Print the lines starting at the line containing "Rebuild this chart" and ending at the line containing "import seaborn as sns", exactly and in full, without the pictures.

### Entries with chart source code
+-------+

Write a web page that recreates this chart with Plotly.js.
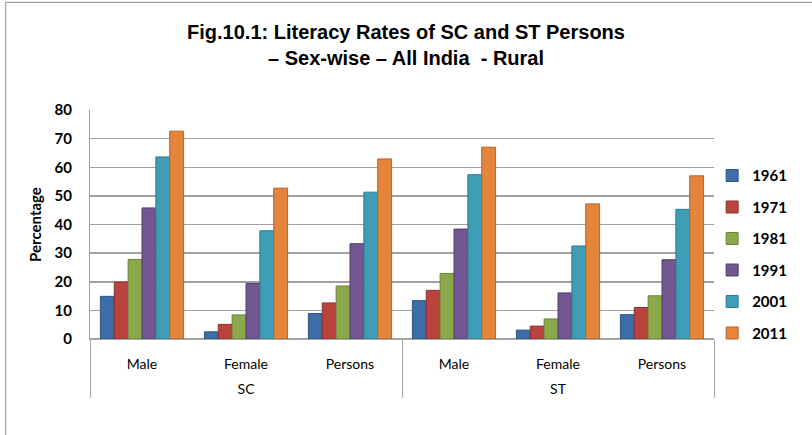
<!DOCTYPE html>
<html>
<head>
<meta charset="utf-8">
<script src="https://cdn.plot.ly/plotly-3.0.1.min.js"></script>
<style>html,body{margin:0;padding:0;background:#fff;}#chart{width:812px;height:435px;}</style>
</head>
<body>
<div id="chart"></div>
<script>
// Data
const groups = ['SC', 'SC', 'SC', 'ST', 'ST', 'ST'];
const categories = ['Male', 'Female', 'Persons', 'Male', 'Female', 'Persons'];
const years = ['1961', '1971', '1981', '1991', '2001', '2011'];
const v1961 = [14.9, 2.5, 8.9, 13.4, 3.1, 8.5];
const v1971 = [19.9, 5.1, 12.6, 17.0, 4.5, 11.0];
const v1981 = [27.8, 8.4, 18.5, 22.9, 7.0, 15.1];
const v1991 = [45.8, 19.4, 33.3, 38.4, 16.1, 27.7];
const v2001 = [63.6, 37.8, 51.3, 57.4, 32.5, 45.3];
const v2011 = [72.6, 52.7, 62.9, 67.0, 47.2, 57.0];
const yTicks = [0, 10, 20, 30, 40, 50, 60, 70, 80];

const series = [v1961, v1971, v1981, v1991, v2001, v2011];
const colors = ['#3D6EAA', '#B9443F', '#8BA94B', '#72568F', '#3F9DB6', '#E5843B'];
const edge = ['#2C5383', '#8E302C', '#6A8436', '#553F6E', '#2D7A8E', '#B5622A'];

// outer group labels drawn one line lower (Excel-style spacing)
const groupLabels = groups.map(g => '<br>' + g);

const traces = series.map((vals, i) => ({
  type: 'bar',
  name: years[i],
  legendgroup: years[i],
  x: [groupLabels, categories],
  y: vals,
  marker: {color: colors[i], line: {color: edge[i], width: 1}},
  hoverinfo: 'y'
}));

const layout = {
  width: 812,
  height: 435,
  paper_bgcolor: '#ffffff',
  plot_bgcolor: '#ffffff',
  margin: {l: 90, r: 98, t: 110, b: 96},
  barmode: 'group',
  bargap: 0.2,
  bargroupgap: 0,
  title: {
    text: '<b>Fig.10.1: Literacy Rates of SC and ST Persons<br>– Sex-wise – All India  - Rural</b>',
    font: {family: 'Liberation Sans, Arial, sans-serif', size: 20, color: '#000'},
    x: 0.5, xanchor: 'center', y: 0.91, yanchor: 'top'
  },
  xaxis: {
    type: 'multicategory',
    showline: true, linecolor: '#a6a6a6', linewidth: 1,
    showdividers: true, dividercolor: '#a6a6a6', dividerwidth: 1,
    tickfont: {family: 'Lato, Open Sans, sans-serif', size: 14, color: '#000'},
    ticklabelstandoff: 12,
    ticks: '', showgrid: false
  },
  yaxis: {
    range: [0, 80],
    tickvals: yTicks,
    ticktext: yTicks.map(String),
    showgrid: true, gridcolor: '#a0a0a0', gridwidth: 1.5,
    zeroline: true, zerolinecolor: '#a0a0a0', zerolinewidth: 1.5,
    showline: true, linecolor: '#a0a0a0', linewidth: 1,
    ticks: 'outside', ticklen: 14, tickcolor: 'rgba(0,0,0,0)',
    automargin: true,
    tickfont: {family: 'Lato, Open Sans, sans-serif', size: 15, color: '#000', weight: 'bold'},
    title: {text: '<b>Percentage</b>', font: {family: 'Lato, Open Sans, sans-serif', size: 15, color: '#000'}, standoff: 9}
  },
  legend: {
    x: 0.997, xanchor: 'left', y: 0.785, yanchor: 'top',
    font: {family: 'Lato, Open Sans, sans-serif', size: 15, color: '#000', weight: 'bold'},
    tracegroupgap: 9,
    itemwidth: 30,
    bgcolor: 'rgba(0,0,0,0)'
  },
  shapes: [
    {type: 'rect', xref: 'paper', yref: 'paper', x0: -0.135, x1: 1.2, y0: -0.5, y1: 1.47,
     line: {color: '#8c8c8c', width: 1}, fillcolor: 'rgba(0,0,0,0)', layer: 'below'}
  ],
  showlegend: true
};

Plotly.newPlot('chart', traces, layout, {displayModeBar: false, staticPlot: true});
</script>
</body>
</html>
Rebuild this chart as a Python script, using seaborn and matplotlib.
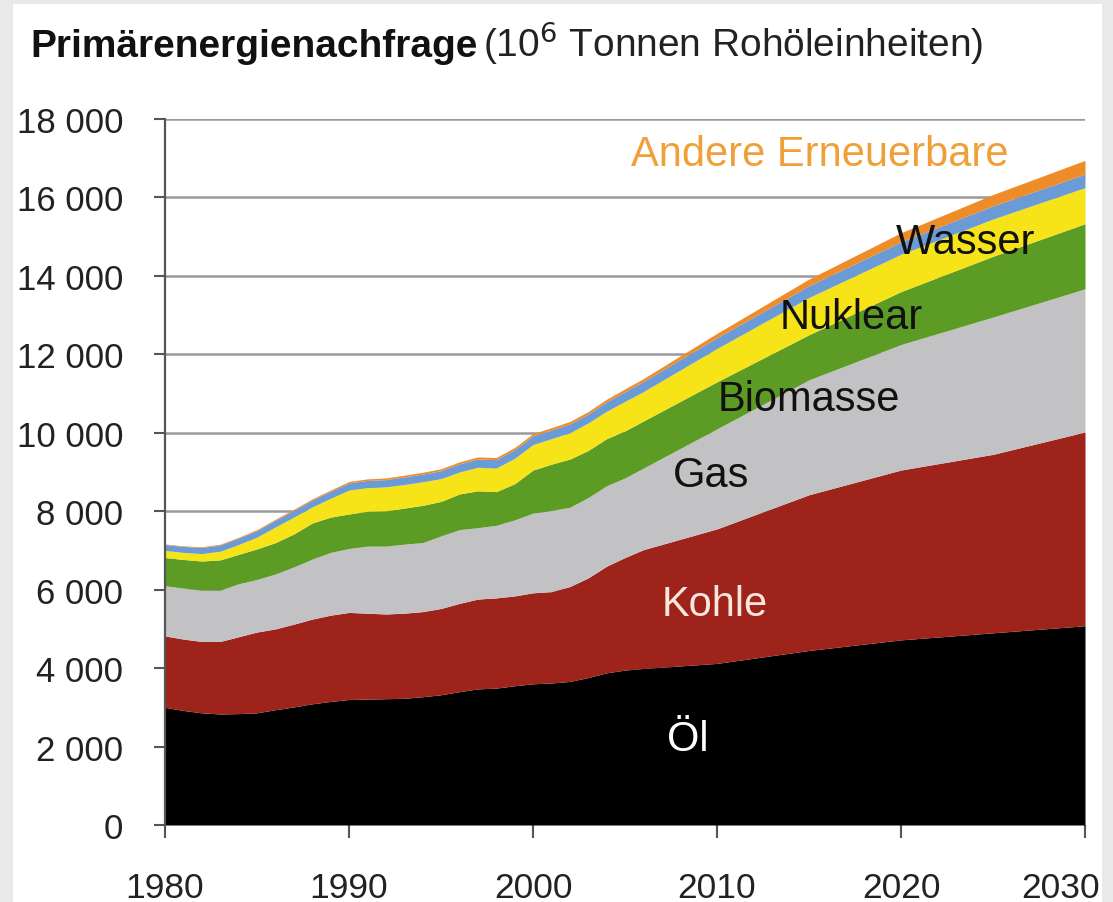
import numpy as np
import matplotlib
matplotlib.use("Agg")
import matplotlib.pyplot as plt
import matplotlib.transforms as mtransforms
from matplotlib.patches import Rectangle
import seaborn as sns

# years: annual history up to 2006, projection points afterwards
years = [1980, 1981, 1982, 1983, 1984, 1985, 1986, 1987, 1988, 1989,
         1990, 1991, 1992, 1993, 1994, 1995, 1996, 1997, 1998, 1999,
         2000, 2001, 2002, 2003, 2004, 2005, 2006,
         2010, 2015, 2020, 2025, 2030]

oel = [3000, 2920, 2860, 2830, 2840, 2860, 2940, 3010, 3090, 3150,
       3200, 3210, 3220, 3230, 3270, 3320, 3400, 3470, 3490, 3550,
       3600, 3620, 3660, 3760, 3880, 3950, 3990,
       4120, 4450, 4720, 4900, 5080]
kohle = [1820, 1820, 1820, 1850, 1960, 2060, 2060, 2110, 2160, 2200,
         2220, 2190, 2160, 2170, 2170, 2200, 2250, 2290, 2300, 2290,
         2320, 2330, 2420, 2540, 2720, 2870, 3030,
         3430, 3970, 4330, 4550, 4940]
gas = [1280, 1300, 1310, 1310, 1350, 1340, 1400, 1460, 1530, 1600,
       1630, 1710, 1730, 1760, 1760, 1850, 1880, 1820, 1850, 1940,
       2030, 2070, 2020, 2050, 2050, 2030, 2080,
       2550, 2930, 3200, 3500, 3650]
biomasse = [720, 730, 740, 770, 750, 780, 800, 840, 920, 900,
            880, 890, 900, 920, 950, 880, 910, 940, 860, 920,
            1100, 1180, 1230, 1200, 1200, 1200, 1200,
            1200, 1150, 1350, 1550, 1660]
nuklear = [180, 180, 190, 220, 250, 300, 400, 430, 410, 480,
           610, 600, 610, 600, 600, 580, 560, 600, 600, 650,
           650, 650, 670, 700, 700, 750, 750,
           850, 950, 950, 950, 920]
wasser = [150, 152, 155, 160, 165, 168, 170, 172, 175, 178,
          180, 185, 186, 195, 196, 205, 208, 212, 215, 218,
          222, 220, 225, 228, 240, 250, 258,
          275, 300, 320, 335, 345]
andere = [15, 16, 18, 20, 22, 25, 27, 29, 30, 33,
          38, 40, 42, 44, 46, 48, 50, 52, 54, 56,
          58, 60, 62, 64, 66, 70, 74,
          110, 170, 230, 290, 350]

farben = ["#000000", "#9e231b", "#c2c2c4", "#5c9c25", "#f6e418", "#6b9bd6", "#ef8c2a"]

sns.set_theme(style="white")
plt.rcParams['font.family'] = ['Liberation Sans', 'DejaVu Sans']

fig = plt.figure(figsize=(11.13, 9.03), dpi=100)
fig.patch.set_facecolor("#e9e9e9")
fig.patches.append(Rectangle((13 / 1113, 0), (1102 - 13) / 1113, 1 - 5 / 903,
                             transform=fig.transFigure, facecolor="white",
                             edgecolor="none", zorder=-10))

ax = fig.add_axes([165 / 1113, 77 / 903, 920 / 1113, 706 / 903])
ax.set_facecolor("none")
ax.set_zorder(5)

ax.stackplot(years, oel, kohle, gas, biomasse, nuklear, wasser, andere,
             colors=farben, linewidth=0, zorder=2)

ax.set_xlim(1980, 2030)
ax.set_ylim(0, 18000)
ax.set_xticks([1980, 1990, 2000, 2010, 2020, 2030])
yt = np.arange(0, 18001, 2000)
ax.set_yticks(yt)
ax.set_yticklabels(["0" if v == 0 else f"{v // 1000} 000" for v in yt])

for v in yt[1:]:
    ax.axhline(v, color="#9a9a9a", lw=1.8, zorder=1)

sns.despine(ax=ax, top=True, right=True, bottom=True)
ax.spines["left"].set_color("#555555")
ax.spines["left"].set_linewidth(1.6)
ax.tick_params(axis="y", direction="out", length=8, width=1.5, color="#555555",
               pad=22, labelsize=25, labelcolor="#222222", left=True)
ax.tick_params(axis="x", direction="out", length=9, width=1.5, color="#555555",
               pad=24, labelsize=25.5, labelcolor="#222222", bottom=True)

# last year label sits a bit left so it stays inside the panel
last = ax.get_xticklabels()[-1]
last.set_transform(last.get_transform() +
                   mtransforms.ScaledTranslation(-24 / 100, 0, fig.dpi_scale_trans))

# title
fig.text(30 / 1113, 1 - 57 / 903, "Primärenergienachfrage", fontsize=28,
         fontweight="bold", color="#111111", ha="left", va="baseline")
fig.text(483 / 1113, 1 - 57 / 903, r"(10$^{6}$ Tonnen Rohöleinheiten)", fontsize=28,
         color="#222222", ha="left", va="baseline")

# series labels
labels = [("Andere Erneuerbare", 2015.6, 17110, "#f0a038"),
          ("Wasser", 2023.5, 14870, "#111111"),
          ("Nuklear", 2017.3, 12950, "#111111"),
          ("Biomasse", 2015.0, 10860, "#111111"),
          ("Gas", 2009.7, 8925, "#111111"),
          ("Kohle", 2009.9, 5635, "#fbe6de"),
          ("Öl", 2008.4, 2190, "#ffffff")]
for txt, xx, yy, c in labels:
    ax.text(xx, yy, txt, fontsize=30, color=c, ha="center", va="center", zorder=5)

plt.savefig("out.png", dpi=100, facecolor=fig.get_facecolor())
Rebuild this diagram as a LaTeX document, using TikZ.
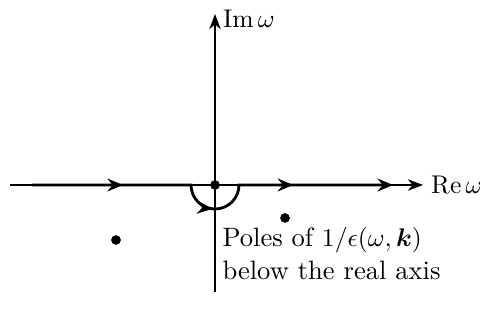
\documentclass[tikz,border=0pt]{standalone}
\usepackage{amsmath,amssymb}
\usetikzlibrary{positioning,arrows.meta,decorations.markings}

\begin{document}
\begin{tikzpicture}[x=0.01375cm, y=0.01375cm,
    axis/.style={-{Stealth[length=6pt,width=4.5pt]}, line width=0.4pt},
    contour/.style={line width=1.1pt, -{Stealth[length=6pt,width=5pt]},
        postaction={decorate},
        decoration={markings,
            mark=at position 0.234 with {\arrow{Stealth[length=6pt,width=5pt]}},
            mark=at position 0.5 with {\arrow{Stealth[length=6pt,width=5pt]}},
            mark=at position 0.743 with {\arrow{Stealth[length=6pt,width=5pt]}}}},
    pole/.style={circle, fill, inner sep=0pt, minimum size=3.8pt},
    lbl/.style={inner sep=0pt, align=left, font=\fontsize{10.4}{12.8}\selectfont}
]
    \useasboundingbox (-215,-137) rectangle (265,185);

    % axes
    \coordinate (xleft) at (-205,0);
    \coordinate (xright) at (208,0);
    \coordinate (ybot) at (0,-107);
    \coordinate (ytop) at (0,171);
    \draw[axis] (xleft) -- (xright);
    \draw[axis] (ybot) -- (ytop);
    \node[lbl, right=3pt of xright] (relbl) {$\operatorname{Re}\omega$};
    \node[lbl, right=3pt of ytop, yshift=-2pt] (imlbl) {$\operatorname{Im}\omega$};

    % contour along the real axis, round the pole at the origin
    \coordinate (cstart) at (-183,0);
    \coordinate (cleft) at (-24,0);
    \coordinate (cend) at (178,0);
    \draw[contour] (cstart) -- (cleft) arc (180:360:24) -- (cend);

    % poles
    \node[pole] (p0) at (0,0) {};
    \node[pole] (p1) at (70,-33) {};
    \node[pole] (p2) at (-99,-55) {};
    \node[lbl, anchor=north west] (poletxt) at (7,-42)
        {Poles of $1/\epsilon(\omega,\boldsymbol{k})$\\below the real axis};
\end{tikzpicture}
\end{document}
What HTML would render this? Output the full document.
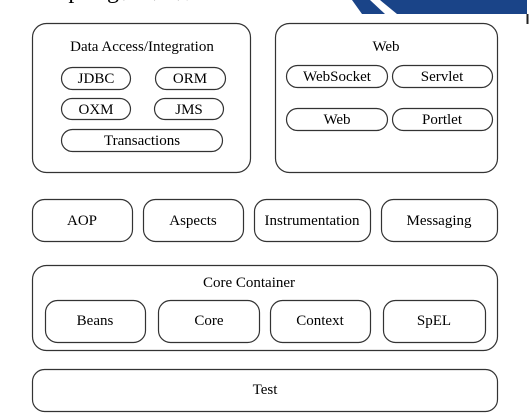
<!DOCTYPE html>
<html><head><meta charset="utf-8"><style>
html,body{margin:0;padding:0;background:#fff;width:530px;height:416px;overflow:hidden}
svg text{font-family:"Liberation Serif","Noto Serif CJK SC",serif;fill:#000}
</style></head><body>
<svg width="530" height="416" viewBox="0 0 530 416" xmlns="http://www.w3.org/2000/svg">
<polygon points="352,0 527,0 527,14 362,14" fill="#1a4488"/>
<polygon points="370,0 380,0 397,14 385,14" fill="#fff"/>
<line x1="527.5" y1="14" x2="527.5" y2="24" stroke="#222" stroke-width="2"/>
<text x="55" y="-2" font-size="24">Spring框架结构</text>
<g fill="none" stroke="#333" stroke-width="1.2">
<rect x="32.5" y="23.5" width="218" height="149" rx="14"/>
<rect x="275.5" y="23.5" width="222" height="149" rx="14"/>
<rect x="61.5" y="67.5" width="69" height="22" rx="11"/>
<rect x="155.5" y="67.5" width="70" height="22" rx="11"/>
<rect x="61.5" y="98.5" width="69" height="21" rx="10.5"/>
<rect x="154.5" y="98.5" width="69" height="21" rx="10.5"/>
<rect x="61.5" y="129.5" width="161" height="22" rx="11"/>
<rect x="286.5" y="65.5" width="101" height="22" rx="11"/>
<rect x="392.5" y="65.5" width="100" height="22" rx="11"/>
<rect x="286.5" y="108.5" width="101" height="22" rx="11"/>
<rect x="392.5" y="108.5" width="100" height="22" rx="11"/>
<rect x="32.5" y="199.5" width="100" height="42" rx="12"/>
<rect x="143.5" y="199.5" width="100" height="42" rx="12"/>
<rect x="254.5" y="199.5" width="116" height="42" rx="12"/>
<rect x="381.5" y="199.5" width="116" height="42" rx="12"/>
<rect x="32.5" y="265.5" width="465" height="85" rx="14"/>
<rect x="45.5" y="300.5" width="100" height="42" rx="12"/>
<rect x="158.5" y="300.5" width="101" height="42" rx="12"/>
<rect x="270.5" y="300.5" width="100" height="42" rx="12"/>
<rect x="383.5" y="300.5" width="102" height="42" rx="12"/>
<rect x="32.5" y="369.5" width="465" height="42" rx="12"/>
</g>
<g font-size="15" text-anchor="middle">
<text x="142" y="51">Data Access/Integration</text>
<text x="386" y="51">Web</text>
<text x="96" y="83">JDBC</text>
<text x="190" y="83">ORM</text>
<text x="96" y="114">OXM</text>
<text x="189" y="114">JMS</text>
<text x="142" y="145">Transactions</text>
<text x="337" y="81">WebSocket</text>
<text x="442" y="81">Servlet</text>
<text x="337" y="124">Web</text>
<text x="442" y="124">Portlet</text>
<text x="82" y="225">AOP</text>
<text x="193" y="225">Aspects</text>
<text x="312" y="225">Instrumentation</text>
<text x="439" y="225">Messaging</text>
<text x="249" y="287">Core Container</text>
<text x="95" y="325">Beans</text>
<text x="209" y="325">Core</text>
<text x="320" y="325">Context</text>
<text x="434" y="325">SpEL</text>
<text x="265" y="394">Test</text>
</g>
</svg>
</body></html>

+-------+

### Written answer
Rebuild this chart as a Python script, using seaborn and matplotlib.
import numpy as np
import matplotlib
matplotlib.use("Agg")
import matplotlib.pyplot as plt
import matplotlib.transforms as mtransforms
from matplotlib.patches import Rectangle
import seaborn as sns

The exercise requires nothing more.